● **Task prompt**:
Look through the data below. Collect every line where the word "this" occurs.

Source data
◆ ◆ ◆ ◆ ◆

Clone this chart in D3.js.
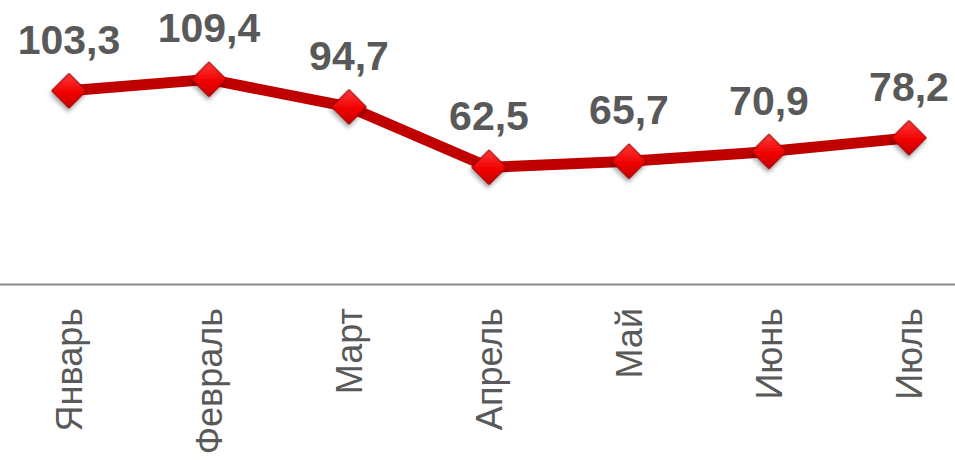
<!DOCTYPE html>
<html>
<head>
<meta charset="utf-8">
<script src="https://cdn.jsdelivr.net/npm/d3@7"></script>
<style>
  html, body { margin: 0; padding: 0; background: #fff; }
  svg { display: block; }
</style>
</head>
<body>
<svg id="chart" width="955" height="467"></svg>
<script>
const months = ["Январь", "Февраль", "Март", "Апрель", "Май", "Июнь", "Июль"];
const values = [103.3, 109.4, 94.7, 62.5, 65.7, 70.9, 78.2];
const valueLabels = ["103,3", "109,4", "94,7", "62,5", "65,7", "70,9", "78,2"];

const W = 955, H = 467;
const svg = d3.select("#chart");
const font = "'Liberation Sans', Arial, Helvetica, sans-serif";

const x = d3.scaleBand().domain(months).range([-1, 979]);
const y = d3.scaleLinear().domain([0, 120]).range([284.5, 59.5]);
const cx = m => x(m) + x.bandwidth() / 2;

const defs = svg.append("defs");
const grad = defs.append("linearGradient").attr("id", "mk")
  .attr("x1", "0%").attr("y1", "0%").attr("x2", "100%").attr("y2", "100%");
grad.append("stop").attr("offset", "0%").attr("stop-color", "#ff3a3a");
grad.append("stop").attr("offset", "55%").attr("stop-color", "#f00000");
grad.append("stop").attr("offset", "100%").attr("stop-color", "#c80000");
const f = defs.append("filter").attr("id", "sh")
  .attr("x", "-50%").attr("y", "-50%").attr("width", "200%").attr("height", "200%");
f.append("feDropShadow").attr("dx", 1.5).attr("dy", 3).attr("stdDeviation", 2)
  .attr("flood-color", "#000").attr("flood-opacity", 0.35);

// axis
const ax = svg.append("g").attr("transform", `translate(0,${y(0) - 0.5})`)
  .call(d3.axisBottom(x).tickSize(0).tickPadding(0));
ax.select(".domain").attr("stroke", "#8c8c8c").attr("stroke-width", 2);
ax.selectAll(".tick text")
  .attr("transform", "rotate(-90)")
  .attr("text-anchor", "end")
  .attr("x", -24).attr("y", 0).attr("dy", "0.36em")
  .attr("fill", "#595959")
  .style("font-family", font)
  .style("font-size", "36px");

// line
const data = months.map((m, i) => ({ m, v: values[i], l: valueLabels[i] }));
svg.append("path").datum(data)
  .attr("fill", "none")
  .attr("stroke", "#c00000")
  .attr("stroke-width", 11)
  .attr("stroke-linejoin", "round")
  .attr("d", d3.line().x(d => cx(d.m)).y(d => y(d.v)));

// markers
const sym = d3.symbol().type(d3.symbolSquare).size(600);
svg.selectAll(".mk").data(data).enter().append("path")
  .attr("class", "mk")
  .attr("d", sym)
  .attr("transform", d => `translate(${cx(d.m)},${y(d.v)}) rotate(45)`)
  .attr("fill", "url(#mk)")
  .attr("stroke", "#990000")
  .attr("stroke-width", 1)
  .attr("filter", "url(#sh)");

// value labels
svg.selectAll(".vl").data(data).enter().append("text")
  .attr("class", "vl")
  .attr("x", d => cx(d.m))
  .attr("y", d => y(d.v) - 37)
  .attr("text-anchor", "middle")
  .attr("fill", "#595959")
  .style("font-family", font)
  .style("font-weight", "bold")
  .style("font-size", "41px")
  .text(d => d.l);
</script>
</body>
</html>
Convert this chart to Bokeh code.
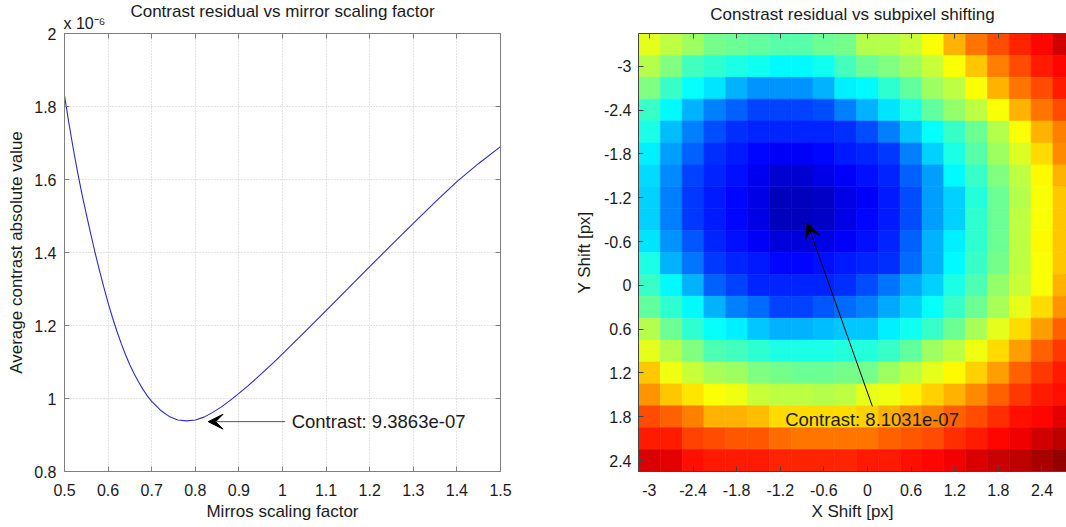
from bokeh.plotting import figure
from bokeh.models import Range1d, FixedTicker, Label, Arrow, VeeHead, ColumnDataSource, Title, LinearAxis
from bokeh.layouts import row
from bokeh.embed import file_html
from bokeh.resources import INLINE

FONT = "Liberation Sans"
TXT = "#1a1a1a"

# ---------------- data: left panel ----------------
scale_factor = [0.5, 0.51, 0.52, 0.53, 0.54, 0.55, 0.56, 0.57, 0.58, 0.59, 0.60, 0.61, 0.62,
                0.63, 0.64, 0.65, 0.66, 0.67, 0.68, 0.69, 0.70, 0.72, 0.74, 0.76, 0.78, 0.80,
                0.82, 0.84, 0.86, 0.88, 0.90, 0.92, 0.94, 0.96, 0.98, 1.0, 1.05, 1.1, 1.15,
                1.2, 1.25, 1.3, 1.35, 1.4, 1.45, 1.5]
contrast_e6 = [1.83, 1.755, 1.685, 1.62, 1.56, 1.505, 1.452, 1.40, 1.352, 1.306, 1.262, 1.222,
               1.185, 1.151, 1.12, 1.092, 1.067, 1.045, 1.025, 1.007, 0.992, 0.968, 0.951, 0.941,
               0.9386, 0.941, 0.949, 0.962, 0.977, 0.995, 1.014, 1.034, 1.055, 1.077, 1.099, 1.122,
               1.181, 1.241, 1.301, 1.361, 1.421, 1.48, 1.538, 1.594, 1.644, 1.69]
x_ticks_left = [0.5, 0.6, 0.7, 0.8, 0.9, 1.0, 1.1, 1.2, 1.3, 1.4, 1.5]
x_labels_left = ["0.5", "0.6", "0.7", "0.8", "0.9", "1", "1.1", "1.2", "1.3", "1.4", "1.5"]
y_ticks_left = [0.8, 1.0, 1.2, 1.4, 1.6, 1.8, 2.0]
y_labels_left = ["0.8", "1", "1.2", "1.4", "1.6", "1.8", "2"]
min_scale = 0.78
min_contrast_e6 = 0.9386
min_contrast_1 = "9.3863e-07"

# ---------------- data: right panel ----------------
x_shift = [-3.0, -2.7, -2.4, -2.1, -1.8, -1.5, -1.2, -0.9, -0.6, -0.3,
           0.0, 0.3, 0.6, 0.9, 1.2, 1.5, 1.8, 2.1, 2.4, 2.7]
y_shift = [-3.3, -3.0, -2.7, -2.4, -2.1, -1.8, -1.5, -1.2, -0.9, -0.6,
           -0.3, 0.0, 0.3, 0.6, 0.9, 1.2, 1.5, 1.8, 2.1, 2.4]
# relative colour level (0..1 on the jet scale); rows follow y_shift, columns follow x_shift
level = [
    [0.60, 0.56, 0.53, 0.49, 0.48, 0.47, 0.46, 0.46, 0.48, 0.49, 0.55, 0.55, 0.57, 0.62, 0.70, 0.76, 0.80, 0.84, 0.87, 0.92],
    [0.55, 0.50, 0.44, 0.42, 0.40, 0.39, 0.37, 0.37, 0.39, 0.44, 0.48, 0.50, 0.53, 0.57, 0.62, 0.68, 0.75, 0.80, 0.85, 0.87],
    [0.50, 0.43, 0.38, 0.35, 0.30, 0.27, 0.27, 0.27, 0.30, 0.36, 0.37, 0.42, 0.47, 0.53, 0.56, 0.62, 0.70, 0.76, 0.80, 0.85],
    [0.43, 0.37, 0.30, 0.25, 0.22, 0.19, 0.19, 0.19, 0.20, 0.25, 0.30, 0.35, 0.40, 0.47, 0.52, 0.56, 0.62, 0.70, 0.76, 0.80],
    [0.40, 0.31, 0.25, 0.20, 0.17, 0.16, 0.16, 0.16, 0.16, 0.17, 0.20, 0.25, 0.32, 0.38, 0.43, 0.48, 0.55, 0.62, 0.70, 0.75],
    [0.36, 0.28, 0.22, 0.17, 0.15, 0.13, 0.12, 0.12, 0.13, 0.15, 0.16, 0.18, 0.25, 0.33, 0.40, 0.46, 0.53, 0.59, 0.66, 0.74],
    [0.34, 0.26, 0.19, 0.16, 0.14, 0.11, 0.08, 0.08, 0.10, 0.12, 0.14, 0.16, 0.22, 0.28, 0.37, 0.43, 0.50, 0.56, 0.63, 0.70],
    [0.33, 0.25, 0.18, 0.15, 0.13, 0.10, 0.06, 0.06, 0.07, 0.10, 0.12, 0.15, 0.20, 0.28, 0.33, 0.41, 0.48, 0.55, 0.62, 0.68],
    [0.33, 0.25, 0.18, 0.15, 0.13, 0.10, 0.06, 0.06, 0.07, 0.10, 0.13, 0.15, 0.20, 0.28, 0.33, 0.42, 0.48, 0.56, 0.62, 0.68],
    [0.35, 0.27, 0.21, 0.16, 0.14, 0.12, 0.09, 0.09, 0.10, 0.12, 0.14, 0.16, 0.22, 0.30, 0.36, 0.42, 0.48, 0.56, 0.63, 0.68],
    [0.40, 0.30, 0.24, 0.18, 0.16, 0.15, 0.13, 0.13, 0.14, 0.15, 0.16, 0.17, 0.23, 0.30, 0.37, 0.43, 0.49, 0.56, 0.62, 0.68],
    [0.43, 0.37, 0.30, 0.22, 0.19, 0.16, 0.16, 0.16, 0.16, 0.17, 0.20, 0.24, 0.29, 0.33, 0.40, 0.45, 0.52, 0.57, 0.62, 0.70],
    [0.47, 0.42, 0.37, 0.30, 0.25, 0.23, 0.19, 0.19, 0.21, 0.23, 0.25, 0.29, 0.33, 0.38, 0.43, 0.48, 0.54, 0.60, 0.66, 0.73],
    [0.55, 0.48, 0.42, 0.38, 0.36, 0.32, 0.30, 0.30, 0.31, 0.32, 0.32, 0.36, 0.39, 0.43, 0.48, 0.54, 0.60, 0.66, 0.72, 0.78],
    [0.60, 0.55, 0.50, 0.45, 0.44, 0.42, 0.40, 0.40, 0.40, 0.41, 0.41, 0.43, 0.47, 0.53, 0.56, 0.61, 0.66, 0.72, 0.78, 0.82],
    [0.68, 0.61, 0.57, 0.54, 0.53, 0.50, 0.49, 0.48, 0.48, 0.49, 0.49, 0.53, 0.56, 0.60, 0.63, 0.67, 0.72, 0.78, 0.82, 0.85],
    [0.73, 0.68, 0.65, 0.62, 0.61, 0.57, 0.56, 0.56, 0.55, 0.56, 0.60, 0.61, 0.64, 0.67, 0.70, 0.74, 0.78, 0.82, 0.85, 0.86],
    [0.80, 0.78, 0.75, 0.70, 0.70, 0.69, 0.66, 0.66, 0.66, 0.66, 0.67, 0.70, 0.73, 0.75, 0.78, 0.80, 0.83, 0.86, 0.87, 0.90],
    [0.85, 0.85, 0.81, 0.80, 0.79, 0.79, 0.77, 0.76, 0.76, 0.76, 0.76, 0.78, 0.79, 0.80, 0.83, 0.85, 0.87, 0.89, 0.92, 0.94],
    [0.91, 0.90, 0.86, 0.85, 0.85, 0.85, 0.84, 0.84, 0.84, 0.84, 0.85, 0.85, 0.86, 0.87, 0.89, 0.91, 0.93, 0.94, 0.96, 0.98],
]
shift_ticks = [-3.0, -2.4, -1.8, -1.2, -0.6, 0.0, 0.6, 1.2, 1.8, 2.4]
shift_labels = ["-3", "-2.4", "-1.8", "-1.2", "-0.6", "0", "0.6", "1.2", "1.8", "2.4"]
best_x, best_y = -0.827, -0.849
min_contrast_2 = "8.1031e-07"
cell = 0.3
x_left_edge = -3.15


def jet(t):
    def c(v):
        return max(0.0, min(1.0, v))
    r = c(1.5 - abs(4 * t - 3))
    g = c(1.5 - abs(4 * t - 2))
    b = c(1.5 - abs(4 * t - 1))
    return "#%02x%02x%02x" % (int(round(r * 255)), int(round(g * 255)), int(round(b * 255)))


def style_axis(ax, ticks, labels, color="#7f7f7f"):
    ax.ticker = FixedTicker(ticks=ticks)
    ax.major_label_overrides = {t: l for t, l in zip(ticks, labels)}
    ax.major_tick_in = 5
    ax.major_tick_out = 0
    ax.minor_tick_in = 0
    ax.minor_tick_out = 0
    ax.axis_line_color = color
    ax.major_tick_line_color = color
    ax.major_label_text_font = FONT
    ax.major_label_text_font_size = "16px"
    ax.major_label_text_color = TXT
    ax.axis_label_text_font = FONT
    ax.axis_label_text_font_size = "17px"
    ax.axis_label_text_font_style = "normal"
    ax.axis_label_text_color = TXT


def tick_only_axis(ticks, color):
    # box-side axis: inward tick marks only, labels not drawn
    ax = LinearAxis(ticker=FixedTicker(ticks=ticks))
    ax.major_label_text_color = None
    ax.major_label_text_font_size = "0px"
    ax.major_label_standoff = 0
    ax.major_tick_in = 5
    ax.major_tick_out = 0
    ax.minor_tick_in = 0
    ax.minor_tick_out = 0
    ax.axis_line_color = color
    ax.major_tick_line_color = color
    return ax


def spacer_axis(px, at):
    # reserves px of room above the frame; its single tick is white on white
    ax = LinearAxis(ticker=FixedTicker(ticks=[at]))
    ax.major_label_text_color = None
    ax.major_label_text_font_size = "0px"
    ax.major_label_standoff = 0
    ax.major_tick_in = 0
    ax.major_tick_out = px
    ax.minor_tick_in = 0
    ax.minor_tick_out = 0
    ax.axis_line_color = None
    ax.major_tick_line_color = "white"
    return ax


# ---------------- left figure ----------------
p1 = figure(width=560, height=527, x_range=Range1d(0.5, 1.5), y_range=Range1d(0.8, 2.0),
            title=None, output_backend="svg", toolbar_location=None,
            min_border_left=64, min_border_right=60, min_border_top=33, min_border_bottom=56)
p1.outline_line_color = "#7f7f7f"
p1.line(scale_factor, contrast_e6, line_color="#2b2bc9", line_width=1.1)

style_axis(p1.xaxis[0], x_ticks_left, x_labels_left)
style_axis(p1.yaxis[0], y_ticks_left, y_labels_left)
p1.xaxis.axis_label = "Mirros scaling factor"
p1.yaxis.axis_label = "Average contrast absolute value"
p1.xaxis.major_label_standoff = 12
p1.xaxis.axis_label_standoff = 3
p1.yaxis.major_label_standoff = 8
p1.yaxis.axis_label_standoff = 5

p1.xgrid.ticker = FixedTicker(ticks=x_ticks_left)
p1.ygrid.ticker = FixedTicker(ticks=y_ticks_left)
for g in (p1.xgrid[0], p1.ygrid[0]):
    g.grid_line_color = "#c8c8c8"
    g.grid_line_dash = "1 2"
    g.grid_line_width = 1

p1.add_layout(tick_only_axis(x_ticks_left, "#7f7f7f"), "above")
p1.add_layout(tick_only_axis(y_ticks_left, "#7f7f7f"), "right")
# exponent note (closest to the frame), then the main title above it
p1.add_layout(Title(text="x 10\u207b\u2076", align="left", text_font=FONT, text_font_size="16px",
                    text_font_style="normal", text_color=TXT, standoff=3, offset=-1), "above")
p1.add_layout(Title(text="Contrast residual vs mirror scaling factor", align="center", text_font=FONT,
                    text_font_size="17px", text_font_style="normal", text_color=TXT, standoff=-19),
              "above")

p1.add_layout(Arrow(end=VeeHead(size=15, fill_color="black", line_color="black", line_width=1),
                    x_start=1.006, y_start=min_contrast_e6 - 0.002, x_end=0.8295,
                    y_end=min_contrast_e6 - 0.002, line_color="#555555", line_width=1))
p1.add_layout(Label(x=1.021, y=min_contrast_e6 - 0.002, text="Contrast: " + min_contrast_1,
                    text_align="left", text_baseline="middle", text_font=FONT,
                    text_font_size="18.5px", text_color=TXT))

# ---------------- right figure ----------------
xs, ys, cols = [], [], []
for i, yv in enumerate(y_shift):
    for j, xv in enumerate(x_shift):
        xs.append(xv)
        ys.append(yv)
        cols.append(jet(level[i][j]))
src = ColumnDataSource(dict(x=xs, y=ys, c=cols))

p2 = figure(width=506, height=527, x_range=Range1d(x_left_edge, 2.737), y_range=Range1d(2.55, -3.45),
            title=None, output_backend="svg", toolbar_location=None,
            min_border_left=78, min_border_right=0, min_border_top=33, min_border_bottom=56)
p2.outline_line_color = "#555555"
p2.grid.visible = False
p2.rect(x="x", y="y", width=cell, height=cell, source=src, fill_color="c", line_color="c",
        line_width=0.6)

style_axis(p2.xaxis[0], shift_ticks, shift_labels, color="#444444")
style_axis(p2.yaxis[0], shift_ticks, shift_labels, color="#444444")
p2.xaxis.axis_label = "X Shift [px]"
p2.yaxis.axis_label = "Y Shift [px]"
p2.xaxis.major_label_standoff = 12
p2.xaxis.axis_label_standoff = 3
p2.yaxis.major_label_standoff = 7
p2.yaxis.axis_label_standoff = 7

p2.add_layout(tick_only_axis(shift_ticks, "#444444"), "above")
p2.add_layout(spacer_axis(9, x_left_edge), "above")
p2.add_layout(Title(text="Constrast residual vs subpixel shifting", align="center", text_font=FONT,
                    text_font_size="17px", text_font_style="normal", text_color=TXT, standoff=2,
                    offset=3), "above")
p2.add_layout(Arrow(end=VeeHead(size=15, fill_color="black", line_color="black", line_width=1),
                    x_start=0.067, y_start=1.658, x_end=best_x, y_end=best_y,
                    line_color="black", line_width=1))
p2.add_layout(Label(x=-1.133, y=1.84, text="Contrast: " + min_contrast_2, text_align="left",
                    text_baseline="middle", text_font=FONT, text_font_size="18.5px", text_color=TXT))

layout = row(p1, p2)
open("out.html", "w").write(file_html(layout, INLINE))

◆ ◆ ◆ ◆ ◆

● **Result below**:
Clone this chart in D3.js.
Convert this chart to Bokeh code.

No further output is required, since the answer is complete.